The sale price is 4.7 times last year’s earnings before interest, taxes, depreciation and amortization, and it’s 5.4 times Nova’s normal ebitda, Ahmed said. The average selling price of 150 recent commodity chemical deals is 6.6 times ebitda, he said.
IPIC is also looking to buy stakes in oil refining and marketing companies, boosting its holdings to as much as $20 billion in the next five years as falling prices put pressure on owners to sell, al-Qubaisi told Bloomberg News in an interview in Abu Dhabi on Jan. 20. Its holdings are now valued at $12 billion to $15 billion, he said.
Talks with Cepsa
IPIC may raise its 9.5 percent stake in Cepsa, Spain’s second-biggest oil company, al-Qubaisi said last month. IPIC has started talks to buy the 31.6 percent owned by Spain’s Banco Santanter SA and the 5 percent owned by Union Fenosa SA, Expansion reported earlier today.

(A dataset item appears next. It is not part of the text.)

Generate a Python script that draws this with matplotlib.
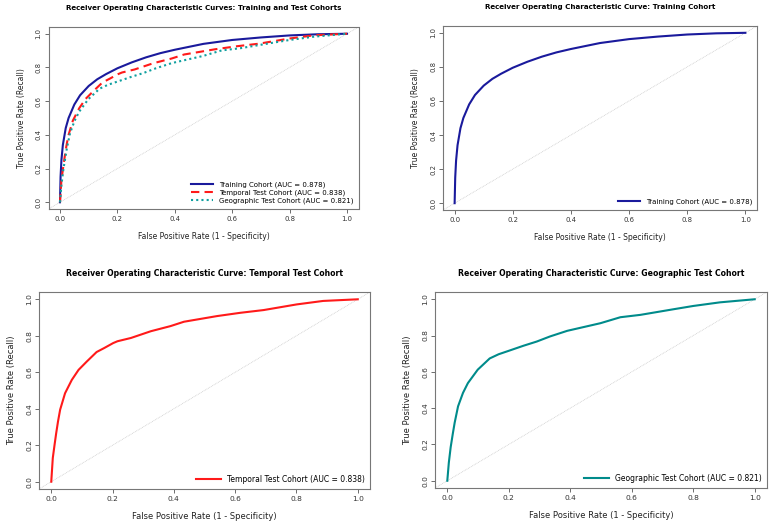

The Abu Dhabi company has offered as much as 40 euros a share for the stakes, the newspaper said, citing unidentified people in the energy industry. Cepsa fell 0.15 percent to 66.65 euros at 10:50 a.m. in Madrid, valuing the company at 17.8 billion euros ($22.8 billion).
Officials at IPIC and Santander declined to comment. A spokesman for Union Fenosa couldn’t immediately be reached.

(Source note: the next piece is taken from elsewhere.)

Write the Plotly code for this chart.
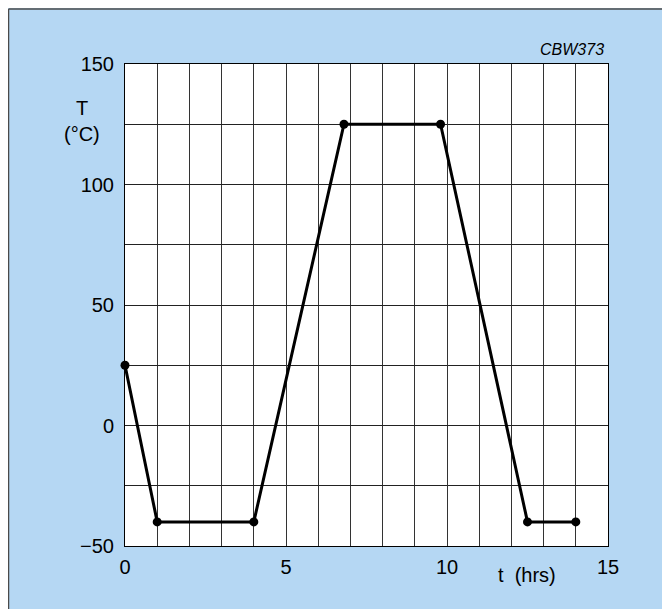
import plotly.graph_objects as go

# Data
t_hrs = [0, 1, 4, 6.8, 9.8, 12.5, 14]
temp_c = [25, -40, -40, 125, 125, -40, -40]
x_ticks = [0, 5, 10, 15]
y_ticks = [-50, 0, 50, 100, 150]
y_tick_text = ["\u221250", "0", "50", "100", "150"]

# page has an 8px body margin; coordinates below are in figure pixels
OFF = 8
W, H = 670, 609
L, R, T, B = 117, 70, 56, 71
pw, ph = W - L - R, H - T - B

def px(x):
    return (x - OFF - L) / pw

def py(y):
    return (H - B - (y - OFF)) / ph

BLUE = "#b5d7f3"
FONT = "Liberation Sans, Arial, Helvetica, sans-serif"

fig = go.Figure()
fig.add_trace(go.Scatter(
    x=t_hrs, y=temp_c, mode="lines+markers",
    line=dict(color="black", width=3),
    marker=dict(color="black", size=9),
    cliponaxis=False, showlegend=False, hoverinfo="skip",
))

fig.update_layout(
    width=W, height=H,
    margin=dict(l=L, r=R, t=T, b=B),
    paper_bgcolor=BLUE,
    plot_bgcolor="white",
    font=dict(family=FONT, color="black", size=20),
    xaxis=dict(
        range=[0, 15], tickvals=x_ticks, showgrid=True, gridcolor="#333", gridwidth=1,
        minor=dict(dtick=1, tick0=0, showgrid=True, gridcolor="#333", gridwidth=1),
        showline=True, linecolor="black", linewidth=1, mirror=True,
        zeroline=False, ticks="", ticklabelstandoff=3,
        tickfont=dict(size=20),
    ),
    yaxis=dict(
        range=[-50, 150], tickvals=y_ticks, ticktext=y_tick_text,
        showgrid=True, gridcolor="#222", gridwidth=1,
        minor=dict(dtick=25, tick0=0, showgrid=True, gridcolor="#222", gridwidth=1),
        showline=True, linecolor="black", linewidth=1, mirror=True,
        zeroline=False, ticks="", ticklabelstandoff=6,
        tickfont=dict(size=20),
    ),
    shapes=[
        dict(type="line", xref="paper", yref="paper", x0=px(8.5), x1=px(W + 20), y0=py(9), y1=py(9),
             line=dict(color="#4a4a4a", width=1.5)),
        dict(type="line", xref="paper", yref="paper", x0=px(8.5), x1=px(8.5), y0=py(9), y1=py(H + 20),
             line=dict(color="#4a4a4a", width=1.5)),
    ],
    annotations=[
        dict(text="<i>CBW373</i>", xref="paper", yref="paper", x=px(606), y=py(49),
             xanchor="right", yanchor="middle", showarrow=False,
             font=dict(size=16, family=FONT)),
        dict(text="T", xref="paper", yref="paper", x=px(81.5), y=py(108),
             xanchor="center", yanchor="middle", showarrow=False, font=dict(size=20)),
        dict(text="(°C)", xref="paper", yref="paper", x=px(81.5), y=py(134),
             xanchor="center", yanchor="middle", showarrow=False, font=dict(size=20)),
        dict(text="t  (hrs)", xref="paper", yref="paper", x=px(527), y=py(575),
             xanchor="center", yanchor="middle", showarrow=False, font=dict(size=20)),
    ],
)
fig.write_html("out.html")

IPIC increased its stake in Vienna-based OMV by 1.6 percentage points to 19.2 percent in October, boosting its combined holding with the Austrian state to more than 50 percent.
The Abu Dhabi company has had a stake in OMV since 1994. Together they control plastics maker Borealis A/S, which owns an Abu Dhabi petrochemical plant, the biggest in the United Arab Emirates. In 2007 they agreed to jointly explore for oil and gas in the Middle East, the Caspian region and Northern Africa.
Korea, Japan, Pakistan
IPIC also owns stakes of 70 percent in Hyundai Oilbank Co., a Korean oil refining and marketing company, 30 percent each in Gulf Energy Maritime PJSC, based in the United Arab Emirates, and Pak Arab Refinery Ltd. of Pakistan, and 20 percent in both Japanese refiner Cosmo Oil Co. Ltd. and Oman Polypropylene LLC.

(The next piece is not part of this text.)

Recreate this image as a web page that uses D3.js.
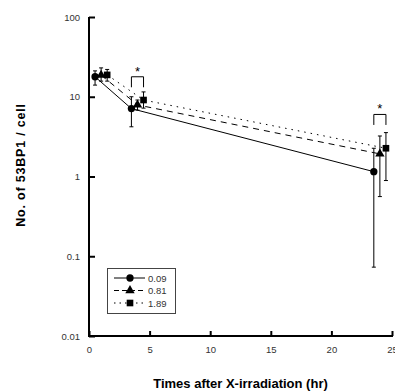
<!DOCTYPE html>
<html>
<head>
<meta charset="utf-8">
<script src="https://cdn.jsdelivr.net/npm/d3@7"></script>
<style>
  body { margin: 0; background: #fff; }
  text { font-family: 'Liberation Sans', Arial, sans-serif; }
</style>
</head>
<body>
<div id="chart"></div>
<script>
const WIDTH = 395;
const HEIGHT = 391;
const MARGIN = { left: 89, right: 3, top: 17, bottom: 55 };

// doses (Gy) and times (hr)
const doses = ['0.09', '0.81', '1.89'];
const times = [[0.5, 3.5, 23.5], [1.0, 4.0, 24.0], [1.5, 4.5, 24.5]];
const means = [[17.8, 7.1, 1.15], [18.7, 7.9, 1.92], [18.8, 9.1, 2.26]];
const upper = [[21.1, 10.0, 2.26], [23.0, 9.1, 3.22], [22.0, 11.5, 3.55]];
const lower = [[14.0, 4.2, 0.073], [15.7, 6.8, 0.56], [15.7, 7.2, 0.89]];
const xTicks = [0, 5, 10, 15, 20, 25];
const yTicks = [0.01, 0.1, 1, 10, 100];
const yTickLabels = ['0.01', '0.1', '1', '10', '100'];
// significance brackets: [from time, to time, bracket top value]
const brackets = [[3.5, 4.5, 17.8], [23.5, 24.5, 6.0]];

const DASHES = [null, '6,5', '1.5,5'];
const LEGEND_DASHES = [null, '5,3', '1.5,4'];
const SYMBOLS = [d3.symbolCircle, d3.symbolTriangle, d3.symbolSquare];
const SYMBOL_SIZES = [42, 38, 44];

const svg = d3.select('#chart').append('svg')
  .attr('width', WIDTH)
  .attr('height', HEIGHT);

const x = d3.scaleLinear().domain([0, 25]).range([MARGIN.left, WIDTH - MARGIN.right]);
const y = d3.scaleLog().domain([0.01, 100]).range([HEIGHT - MARGIN.bottom, MARGIN.top]);

// axes
const yAxis = svg.append('g')
  .attr('transform', `translate(${MARGIN.left},0)`)
  .call(d3.axisLeft(y).tickValues(yTicks).tickFormat((d, i) => yTickLabels[i])
    .tickSizeInner(-6).tickSizeOuter(0).tickPadding(9));
yAxis.select('.domain').remove();
yAxis.selectAll('line').attr('stroke-width', 2);
yAxis.selectAll('text').attr('font-size', 9.5).attr('fill', '#333');

const xAxis = svg.append('g')
  .attr('transform', `translate(0,${HEIGHT - MARGIN.bottom})`)
  .call(d3.axisBottom(x).tickValues(xTicks).tickSizeInner(-5).tickSizeOuter(0).tickPadding(10));
xAxis.select('.domain').remove();
xAxis.selectAll('line').attr('stroke-width', 2);
xAxis.selectAll('text').attr('font-size', 9.5).attr('fill', '#333');

svg.append('line')
  .attr('x1', MARGIN.left).attr('x2', MARGIN.left)
  .attr('y1', y(100)).attr('y2', y(0.01) + 1)
  .attr('stroke', '#000').attr('stroke-width', 2);
svg.append('line')
  .attr('x1', MARGIN.left - 1).attr('x2', x(25) + 1)
  .attr('y1', y(0.01)).attr('y2', y(0.01))
  .attr('stroke', '#000').attr('stroke-width', 2);

// series
doses.forEach((dose, s) => {
  const pts = times[s].map((t, i) => ({ t: t, m: means[s][i], hi: upper[s][i], lo: lower[s][i] }));
  const line = d3.line().x(d => x(d.t)).y(d => y(d.m));
  svg.append('path')
    .datum(pts)
    .attr('fill', 'none')
    .attr('stroke', '#000')
    .attr('stroke-width', 1)
    .attr('stroke-dasharray', DASHES[s])
    .attr('d', line);

  const g = svg.append('g');
  pts.forEach(d => {
    g.append('line')
      .attr('x1', x(d.t)).attr('x2', x(d.t))
      .attr('y1', y(d.hi)).attr('y2', y(d.lo))
      .attr('stroke', '#000').attr('stroke-width', 1);
    [d.hi, d.lo].forEach(v => {
      g.append('line')
        .attr('x1', x(d.t) - 2).attr('x2', x(d.t) + 2)
        .attr('y1', y(v)).attr('y2', y(v))
        .attr('stroke', '#000').attr('stroke-width', 1);
    });
    g.append('path')
      .attr('transform', `translate(${x(d.t)},${y(d.m)})`)
      .attr('d', d3.symbol().type(SYMBOLS[s]).size(SYMBOL_SIZES[s])())
      .attr('fill', '#000');
  });
});

// significance brackets
brackets.forEach(b => {
  const yTop = y(b[2]);
  svg.append('path')
    .attr('d', `M${x(b[0])},${yTop + 10.5}V${yTop}H${x(b[1])}V${yTop + 10.5}`)
    .attr('fill', 'none')
    .attr('stroke', '#000')
    .attr('stroke-width', 1);
  svg.append('text')
    .attr('x', (x(b[0]) + x(b[1])) / 2)
    .attr('y', yTop - 1)
    .attr('text-anchor', 'middle')
    .attr('font-size', 13)
    .text('*');
});

// legend
const legend = svg.append('g').attr('transform', 'translate(107,268)');
legend.append('rect')
  .attr('x', 0.5).attr('y', 0.5)
  .attr('width', 68).attr('height', 45)
  .attr('fill', '#fff')
  .attr('stroke', '#444')
  .attr('stroke-width', 1);
doses.forEach((dose, s) => {
  const ly = 10 + s * 12.5;
  legend.append('line')
    .attr('x1', 7).attr('x2', 38)
    .attr('y1', ly).attr('y2', ly)
    .attr('stroke', '#000')
    .attr('stroke-dasharray', LEGEND_DASHES[s]);
  legend.append('path')
    .attr('transform', `translate(23,${ly})`)
    .attr('d', d3.symbol().type(SYMBOLS[s]).size(SYMBOL_SIZES[s])())
    .attr('fill', '#000');
  legend.append('text')
    .attr('x', 41)
    .attr('y', ly + 3.5)
    .attr('font-size', 9.5)
    .attr('fill', '#333')
    .text(dose);
});

// axis titles
svg.append('text')
  .attr('x', (x(0) + x(25)) / 2)
  .attr('y', 388)
  .attr('text-anchor', 'middle')
  .attr('font-size', 13)
  .attr('font-weight', 'bold')
  .text('Times after X-irradiation (hr)');

svg.append('text')
  .attr('transform', 'translate(25,165) rotate(-90)')
  .attr('text-anchor', 'middle')
  .attr('font-size', 12.5)
  .attr('letter-spacing', 0.8)
  .attr('font-weight', 'bold')
  .text('No. of 53BP1 / cell');
</script>
</body>
</html>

IPIC will also target non-energy assets through its new unit Aabar Investments PJSC, al-Qubaisi said last month, adding renewable energy will represent up to 10 percent of IPC’s portfolio.
Nova lost $214 million in the fourth quarter as sales tumbled 36 percent, the biggest decline in eight years, because of weak demand and plunging prices for plastic resins such as polyethylene, used in bags, bottles and packaging.
Nova’s credit rating was reduced this month by Moody’s Investors Service and Standard & Poor’s amid concern the company wouldn’t be able to obtain the financing required by lenders. S&P rates Nova corporate debt CCC+, seven levels below investment grade, and Moody’s rates the company B2, five levels below investment grade.
Chief Operating Officer Chris Pappas will remain with Nova and become chief executive officer as planned with the May 1 retirement of Lipton, Nova said.
Torys LLP and Clifford Chance are acting as legal advisers to IPIC. UBS Investment Bank and RBC Capital Markets are acting as financial advisers to Nova, and legal advisers are Osler, Hoskin & Harcourt LLP and Wachtell Lipton, Rosen & Katz.